As the bodies of the crew of the INS Sindhurakshak are being recovered from its mangled innards, it is a good time to wonder what life must have been like aboard a kilo-class submarine like INS Sindhurakshak. I have never been aboard a submarine but I am told by Vice Admiral K N Sushil who retired last year that if you are claustrophobic, it is not the life for you. American submarines are more comfortable probably because most of them are larger and Americans pay more attention to making life easier inside such war machines. Inside German submarines, it is possible to walk straight through the doors. Inside Russian ones, like the one that went down in Mumbai along with 18 crew members, you have to crouch as you walk through the curved hatches. It is a metallic rabbit warren down inside such a submarine. The battery pit, the heart of the vessel, responsible for propulsion and power supply, where we were initially told the explosion occurred, is the most cramped area. It can only be accessed by lying flat on a trolley-like platform which moves like a monorail suspended from the roofing above the battery system inches from your nose. No elbow room there, where it gets quite hot.
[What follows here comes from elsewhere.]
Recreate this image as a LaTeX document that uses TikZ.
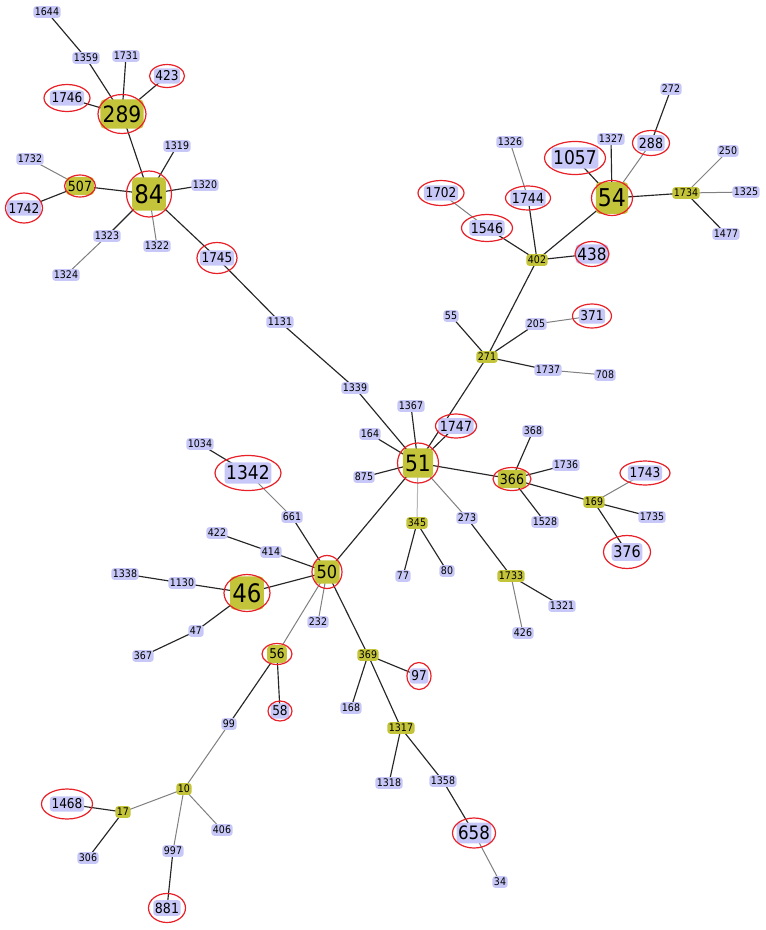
\documentclass[tikz,border=0pt]{standalone}
\usepackage{fontspec}
\setmainfont{DejaVu Sans}[FakeStretch=0.9]
\usetikzlibrary{shapes.geometric,backgrounds}
\definecolor{lav}{HTML}{C8C8F8}
\definecolor{oli}{HTML}{C4C43A}
\definecolor{ringred}{HTML}{E82028}
\tikzset{
  nd/.style={rounded corners=3pt, inner xsep=1.6pt, inner ysep=0pt,
    font=\fontsize{#1}{#1}\selectfont, minimum height={1.12*#1pt}, text=black},
  bl/.style={nd=#1, fill=lav},
  ol/.style={nd=#1, fill=oli},
  obig/.style={nd=#1, fill=oli, minimum height={1.3*#1pt}, inner xsep=2.2pt, rounded corners=4pt},
  ringe/.style={ellipse, draw=ringred, line width=1.2pt, inner sep=0pt},
  dk/.style={draw=black!85, line width=1.15pt},
  gr/.style={draw=black!50, line width=1pt},
  lg/.style={draw=black!28, line width=1pt}
}
\newcommand\nb[4]{\node[bl=#4] (n#1) at (#2,#3) {#1};}
\newcommand\no[4]{\node[ol=#4] (n#1) at (#2,#3) {#1};}
\newcommand\nob[4]{\node[obig=#4] (n#1) at (#2,#3) {#1};}
\newcommand\rg[3]{\node[ringe, minimum width=#2pt, minimum height=#3pt] (r#1) at (n#1.center) {};}
\newcommand\ed[3]{\draw[#1] (n#2.center) -- (n#3.center);}
\begin{document}
\begin{tikzpicture}[x=1pt,y=-1pt]
\useasboundingbox (0,0) rectangle (766,930);
% small blue
\nb{1644}{47}{12}{10.5}
\nb{1359}{86}{58}{10.5}
\nb{1731}{126}{56}{10.5}
\nb{1319}{177}{146}{10.5}
\nb{1320}{205}{185}{10.5}
\nb{1732}{30}{159}{10.5}
\nb{1323}{107}{236}{10.5}
\nb{1322}{157}{246}{10.5}
\nb{1324}{66}{275}{10.5}
\nb{1131}{280}{322}{10.5}
\nb{1339}{355}{388}{10.5}
\nb{272}{671}{89}{10.5}
\nb{1327}{611}{139}{10.5}
\nb{250}{728}{151}{10.5}
\nb{1326}{510}{142}{10.5}
\nb{1325}{746}{192}{10.5}
\nb{1477}{726}{234}{10.5}
\nb{55}{451}{316}{10.5}
\nb{205}{536}{324}{10.5}
\nb{1737}{548}{370}{10.5}
\nb{708}{605}{375}{10.5}
\nb{1367}{411}{406}{10.5}
\nb{164}{370}{434}{10.5}
\nb{875}{364}{477}{10.5}
\nb{368}{533}{431}{10.5}
\nb{1736}{566}{465}{10.5}
\nb{1735}{652}{517}{10.5}
\nb{273}{467}{518}{10.5}
\nb{1528}{545}{522}{10.5}
\nb{77}{403}{576}{10.5}
\nb{80}{447}{571}{10.5}
\nb{1321}{562}{606}{10.5}
\nb{426}{523}{633}{10.5}
\nb{1034}{200}{444}{10.5}
\nb{661}{292}{517}{10.5}
\nb{422}{217}{533}{10.5}
\nb{414}{271}{552}{10.5}
\nb{1338}{125}{574}{10.5}
\nb{1130}{182}{583}{10.5}
\nb{232}{318}{622}{10.5}
\nb{47}{196}{631}{10.5}
\nb{367}{143}{656}{10.5}
\nb{99}{229}{724}{10.5}
\nb{406}{222}{830}{10.5}
\nb{306}{88}{858}{10.5}
\nb{997}{173}{851}{10.5}
\nb{168}{351}{708}{10.5}
\nb{1318}{389}{783}{10.5}
\nb{1358}{443}{781}{10.5}
\nb{34}{500}{882}{10.5}
% small olive
\no{402}{537}{260}{10.5}
\no{271}{487}{357}{10.5}
\no{1734}{686}{193}{10.5}
\no{345}{417}{523}{10.5}
\no{169}{594}{502}{10.5}
\no{1733}{511}{576}{10.5}
\no{369}{368}{655}{10.5}
\no{1317}{401}{728}{10.5}
\no{10}{184}{789}{10.5}
\no{17}{123}{812}{10.5}
% big olive
\nob{289}{122}{114}{22.5}
\nob{84}{149}{194}{25.5}
\nob{507}{80}{186}{14}
\nob{54}{612}{198}{24.5}
\nob{51}{418}{463}{22.5}
\nob{366}{512}{479}{14}
\nob{50}{327}{572}{18}
\nob{46}{247}{593}{25.5}
\nob{56}{277}{654}{13.5}
% medium blue
\nb{423}{167}{76}{13.5}
\nb{1746}{67}{98}{13.5}
\nb{1742}{24}{208}{13.5}
\nb{1745}{217}{258}{13.5}
\nb{1057}{575}{158}{19}
\nb{288}{651}{143}{14}
\nb{1702}{441}{193}{13.5}
\nb{1744}{528}{198}{14}
\nb{1546}{487}{228}{14}
\nb{438}{592}{254}{17}
\nb{371}{592}{316}{13.5}
\nb{1747}{456}{426}{14}
\nb{1743}{645}{473}{13.5}
\nb{376}{627}{552}{16}
\nb{1342}{248}{473}{19}
\nb{58}{280}{711}{13.5}
\nb{1468}{67}{804}{13.5}
\nb{881}{167}{908}{14}
\nb{97}{419}{676}{13.5}
\nb{658}{474}{833}{18.5}
% rings
\rg{289}{48}{39}
\rg{84}{45}{46}
\rg{507}{31}{22}
\rg{54}{41}{35}
\rg{51}{41}{40}
\rg{366}{38}{23}
\rg{50}{30}{33}
\rg{46}{46}{37}
\rg{56}{30}{21}
\rg{423}{35}{23}
\rg{1746}{46}{27}
\rg{1742}{37}{30}
\rg{1745}{40}{31}
\rg{1057}{61}{33}
\rg{288}{37}{25}
\rg{1702}{46}{25}
\rg{1744}{45}{24}
\rg{1546}{51}{27}
\rg{438}{34}{25}
\rg{371}{39}{24}
\rg{1747}{41}{24}
\rg{1743}{50}{24}
\rg{376}{47}{33}
\rg{1342}{66}{35}
\rg{58}{24}{20}
\rg{1468}{51}{30}
\rg{881}{37}{29}
\rg{97}{24}{27}
\rg{658}{43}{30}
\begin{scope}[on background layer]
\fill[white] (0,0) rectangle (766,930);
\ed{dk}{1644}{1359}
\ed{dk}{1359}{289}
\ed{dk}{1731}{289}
\ed{dk}{423}{289}
\ed{dk}{1746}{289}
\ed{dk}{289}{84}
\ed{dk}{1319}{84}
\ed{dk}{1320}{84}
\ed{dk}{507}{84}
\ed{gr}{1732}{507}
\ed{dk}{1742}{507}
\ed{dk}{1323}{84}
\ed{gr}{1324}{1323}
\ed{gr}{1322}{84}
\ed{dk}{84}{1745}
\ed{dk}{1745}{1131}
\ed{dk}{1131}{1339}
\ed{dk}{1339}{51}
\ed{dk}{51}{1367}
\ed{dk}{51}{1747}
\ed{dk}{51}{271}
\ed{dk}{51}{164}
\ed{dk}{51}{875}
\ed{dk}{51}{366}
\ed{lg}{51}{345}
\ed{gr}{51}{273}
\ed{dk}{51}{50}
\ed{dk}{366}{368}
\ed{dk}{366}{1736}
\ed{dk}{366}{1528}
\ed{dk}{366}{169}
\ed{gr}{169}{1743}
\ed{dk}{169}{1735}
\ed{dk}{169}{376}
\ed{dk}{345}{77}
\ed{dk}{345}{80}
\ed{dk}{273}{1733}
\ed{dk}{1733}{1321}
\ed{gr}{1733}{426}
\ed{dk}{271}{55}
\ed{dk}{271}{205}
\ed{gr}{205}{371}
\ed{dk}{271}{1737}
\ed{gr}{1737}{708}
\ed{dk}{271}{402}
\ed{dk}{402}{1546}
\ed{gr}{1546}{1702}
\ed{dk}{402}{1744}
\ed{gr}{1744}{1326}
\ed{dk}{402}{438}
\ed{dk}{402}{54}
\ed{dk}{54}{1057}
\ed{dk}{54}{1327}
\ed{gr}{54}{288}
\ed{dk}{288}{272}
\ed{dk}{54}{1734}
\ed{gr}{1734}{250}
\ed{gr}{1734}{1325}
\ed{dk}{1734}{1477}
\ed{dk}{50}{661}
\ed{gr}{661}{1342}
\ed{dk}{1342}{1034}
\ed{dk}{50}{414}
\ed{dk}{414}{422}
\ed{dk}{50}{46}
\ed{dk}{46}{1130}
\ed{dk}{1130}{1338}
\ed{dk}{46}{47}
\ed{dk}{47}{367}
\ed{gr}{50}{232}
\ed{gr}{50}{56}
\ed{dk}{50}{369}
\ed{dk}{56}{58}
\ed{dk}{56}{99}
\ed{gr}{99}{10}
\ed{gr}{10}{17}
\ed{dk}{17}{1468}
\ed{dk}{17}{306}
\ed{gr}{10}{406}
\ed{gr}{10}{997}
\ed{dk}{997}{881}
\ed{dk}{369}{97}
\ed{dk}{369}{168}
\ed{dk}{369}{1317}
\ed{dk}{1317}{1318}
\ed{dk}{1317}{1358}
\ed{dk}{1358}{658}
\ed{gr}{658}{34}
\end{scope}
\end{tikzpicture}
\end{document}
Not as hot as the engine room where if the submarine comes up to charge the batteries, the temperature is between 42 and 46 degrees Celsius, and so noisy you will go deaf. Water is in short supply. You will be able to take a bath only once in about four days. In those four days, you don’t get to change your clothes. Everybody wears the same regulation issue vest and shorts, both almost khaki with only your name and your blood group written on it. No rank. The clothes are disposable. Once you have your bath, you wear the next set. Where toilets are concerned, it is each man to himself: each and everyone has to clean the water closets, captain downwards. Inside the toilet of a kilo-class submarine, it is crouching room only. I am told that when the submarines initially came, every book which the Russians supplied us was marked ‘Secret’. Including the book that told submariners how the WC worked. When you are in the WC, you stared at a lot of valves. If you pushed the wrong valve, everything came back at you, everything.
Till recently Russian-origin subs allowed only for ‘hot bunking’. It means there were bunks only for two-thirds of the crew to sleep while one-third kept watch, typically three watches—red, white and blue—lasting four hours each. The captain has a room, like a first class compartment in a train. He has the luxury of a washbasin—he can brush his teeth before he meets his crew. The submarine that sank typically carried a crew of between 52-57 men, men who spend long claustrophobic hours underwater breathing stale air, the only luxury being carrom or ludo or chess or watching DVD movies. Everybody ate the same food. No fried food, no chappatis even, unless the submarine was ‘snorting’ which means coming up for a battery charge. Nowadays it is a little better, I am told: you can carry books on board. Only you won’t have time to read. No smoking except in the engine room. No alcohol anywhere. I am told you can only volunteer for such a life.